Overall, when I get to a level where the sentences are getting longer and I’m not keeping up, then I don’t worry about it, but I just keep going, get the odd word here and there, and then go back to the lesson again when it’s finished. Also, I get excited about what new words are coming up, so I listen to more lessons even when I’m not keeping up, after which I rewind and go over it again.
That’s really interesting, Lorna - well done on getting back into it - I’m really delighted to hear that it’s going better for you now
yes da iawn it ti Lorna - glad you’re sticking with it!
I can’t just sit and listen either. I used Say Something in Welsh while doing the ironing or going for walks. I’m now doing Say Something in Spanish, mostly while doing the washing up. In order to focus, it seems I need to be doing something routine with my hands.
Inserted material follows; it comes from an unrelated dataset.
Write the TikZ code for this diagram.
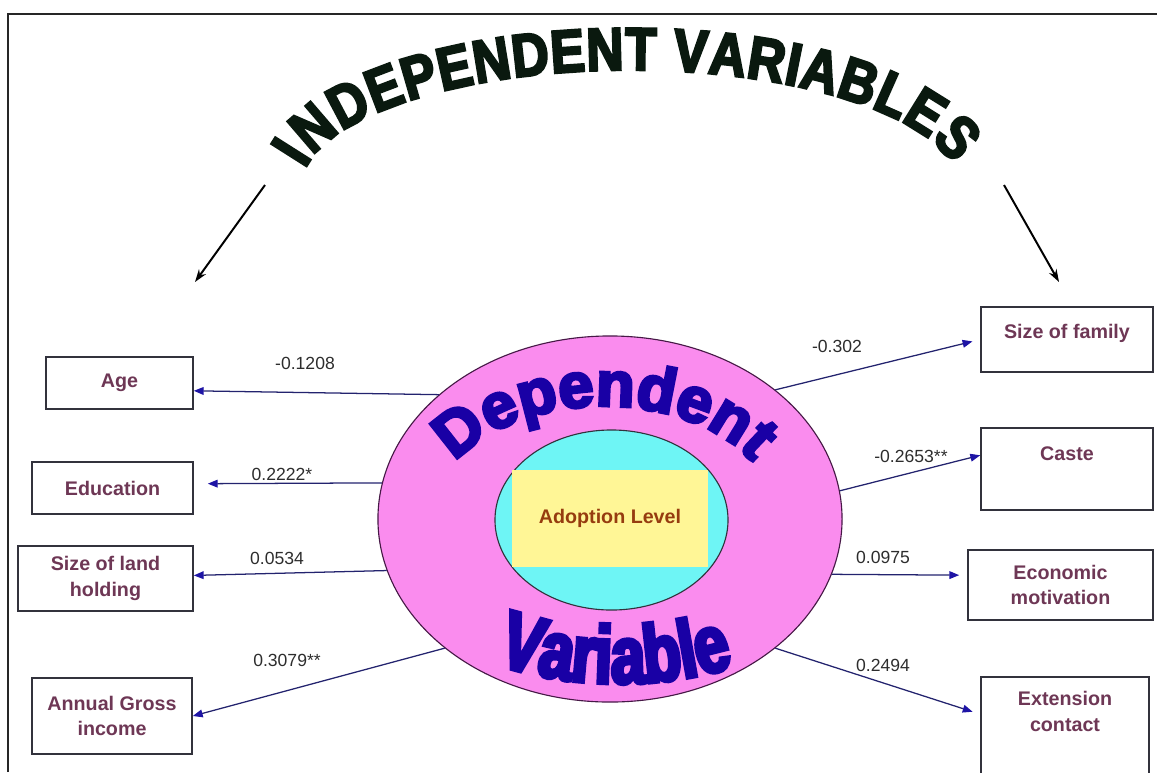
\documentclass[tikz,border=0pt]{standalone}
\usepackage{fontspec}
\setmainfont{Liberation Sans}
\newfontfamily\archfont{Liberation Sans}[FakeStretch=0.85,BoldFeatures={FakeBold=4}]
\newfontfamily\depfont{Liberation Sans}[BoldFeatures={FakeBold=5}]
\newfontfamily\varfont{Liberation Sans}[FakeStretch=0.76,BoldFeatures={FakeBold=5}]
\usetikzlibrary{shapes.geometric,arrows.meta,decorations.text}
\definecolor{pinkfill}{RGB}{250,140,238}
\definecolor{cyanfill}{RGB}{110,245,245}
\definecolor{yellowfill}{RGB}{255,246,150}
\definecolor{navytext}{RGB}{25,0,165}
\definecolor{boxtext}{RGB}{110,55,85}
\definecolor{boxline}{RGB}{50,50,60}
\definecolor{adopttext}{RGB}{150,60,15}
\definecolor{arrowline}{RGB}{35,35,110}
\definecolor{tipblue}{RGB}{30,20,165}
\definecolor{coeftext}{RGB}{45,45,45}
\definecolor{titlecol}{RGB}{10,25,15}
\definecolor{ringline}{RGB}{70,25,70}
\newcommand\ttlstyle{\archfont\bfseries\fontsize{43}{45}\selectfont}
\newcommand\depstyle{\depfont\bfseries\fontsize{45}{47}\selectfont}
\newcommand\varstyle{\varfont\bfseries\fontsize{58}{60}\selectfont}

\begin{document}
\begin{tikzpicture}[
    x=0.025cm, y=0.025cm,
    >={Triangle[length=7pt,width=5.5pt,color=tipblue]},
    varbox/.style={draw=boxline, line width=1.1pt, fill=white, align=center,
                   text=boxtext, font=\bfseries\fontsize{14}{18}\selectfont},
    coef/.style={font=\fontsize{12.5}{14}\selectfont, text=coeftext, inner sep=1pt},
    arr/.style={->, line width=0.9pt, draw=arrowline},
    titlearr/.style={-{Stealth[length=9pt,width=6pt]}, line width=1.4pt, draw=black},
    ring/.style={ellipse, draw=ringline, line width=0.8pt, inner sep=0pt},
]
\useasboundingbox (0,0) rectangle (1157,-772);
\clip (0,0) rectangle (1157,-772);

% ============ FRAME ============
\draw[line width=1.6pt, black!85] (8,-772) -- (8,-14) -- (1157,-14);

% ============ TITLE ARC ============
\path[decorate, decoration={text along path, text={|\ttlstyle|INDEPENDENT VARIABLES},
      text color=titlecol, text align={fit to path}}]
    (630,-190) ++(170:330 and 120) arc[start angle=170, end angle=12, x radius=330, y radius=120];

\coordinate (tl0) at (265,-185);
\coordinate (tl1) at (195,-282);
\coordinate (tr0) at (1004,-185);
\coordinate (tr1) at (1059,-282);
\draw[titlearr] (tl0) -- (tl1);
\draw[titlearr] (tr0) -- (tr1);

% ============ CENTRE: DEPENDENT VARIABLE ============
\node[ring, fill=pinkfill, minimum width=11.6cm, minimum height=9.15cm] (dep) at (610,-519) {};
\node[ring, draw=boxline, fill=cyanfill, minimum width=5.825cm, minimum height=4.5cm] (lev) at (611.5,-520) {};
\node[fill=yellowfill, minimum width=4.9cm, minimum height=2.425cm, text=adopttext,
      font=\bfseries\fontsize{14}{16}\selectfont] (ado) at (610,-518.5) {Adoption Level};

\path[decorate, decoration={text along path, text={|\depstyle|Dependent},
      text color=navytext, text align=center}]
    (604,-519) ++(158:172 and 113) arc[start angle=158, end angle=22, x radius=172, y radius=113];
\path[decorate, decoration={text along path, text={|\varstyle|Variable},
      text color=navytext, text align=center}]
    (490,-662) .. controls (568,-690) and (662,-690) .. (740,-665);

% ============ LEFT: INDEPENDENT VARIABLES ============
\node[varbox, minimum width=3.675cm, minimum height=1.3cm] (age) at (119.5,-383) {Age};
\node[varbox, minimum width=4.025cm, minimum height=1.3cm] (edu) at (112.5,-488) {Education};
\node[varbox, minimum width=4.375cm, minimum height=1.625cm] (land) at (105.5,-578.5) {Size of land\\holding};
\node[varbox, minimum width=4cm, minimum height=1.9cm] (inc) at (112,-716) {Annual Gross\\income};

% ============ RIGHT: INDEPENDENT VARIABLES ============
\node[varbox, minimum width=4.3cm, minimum height=1.625cm, text height=0.36cm, text depth=0.39cm]
     (fam) at (1067,-339.5) {Size of family};
\node[varbox, minimum width=4.3cm, minimum height=2.05cm, text height=0.36cm, text depth=0.81cm]
     (caste) at (1067,-469) {Caste};
\node[varbox, minimum width=4.625cm, minimum height=1.75cm] (eco) at (1060.5,-585) {Economic\\motivation};
\node[varbox, minimum width=4.2cm, minimum height=3.075cm, text height=0.36cm, text depth=2.0cm]
     (ext) at (1065,-738.5) {\begin{tabular}[t]{@{}c@{}}Extension\\contact\end{tabular}};

% ============ ARROWS: DEPENDENT -> VARIABLES ============
\draw[arr] (dep.144.4) -- (age.-6);
\draw[arr, shorten >=0.35cm] (dep.171.3) -- (edu.3);
\draw[arr] (dep.193.7) -- (land.2);
\draw[arr] (dep.218.9) -- (inc.east);
\draw[arr, shorten >=0.2cm] (dep.38.1) -- (fam.west);
\draw[arr] (dep.7.9) -- (caste.171);
\draw[arr, shorten >=0.2cm] (dep.-14.1) -- (eco.174);
\draw[arr, shorten >=0.2cm] (dep.-38.8) -- (ext.164);

% coefficients
\node[coef] (cage) at (305,-363) {-0.1208};
\node[coef] (cedu) at (282,-474) {0.2222*};
\node[coef] (cland) at (277,-558) {0.0534};
\node[coef] (cinc) at (287,-660) {0.3079**};
\node[coef] (cfam) at (837,-346) {-0.302};
\node[coef] (ccaste) at (911,-456) {-0.2653**};
\node[coef] (ceco) at (883,-557) {0.0975};
\node[coef] (cext) at (883,-665) {0.2494};

\end{tikzpicture}
\end{document}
My wife, who has never done a single challenge or lesson in SSiW, absolutely loves them. When I was doing them, there was no way that I could just sit passively and listen (my own hyperactivity). Do you know how much housework I managed to do during all those Levels, Courses, North and South?
I’m the opposite, I can only take in one thing at a time. I tried SSIW while driving to work but couldn’t even attempt to say anything because my head was full of driving stuff. I have to be free of any other sensory input or activities. Even something mindless like putting away the laundry still takes too much of my attention. It seems I’m afflicted with monotasking
I am about the same age as you Michael and No, STM doesn’t improve. It stays the same for EVERYBODY no matter what age they are. STM is somewhere between 5 and 9 chunks of information. To get things into LTM you have to be able to attach the information in STM to something you already know. As you keep learning, more and more things slip into your LTM and so the transfer of information gets faster. So, although your STM won’t improve (neither will anyone else’s), you will remember more and more, and more easily as you go on. And you probably won’t even notice it happening.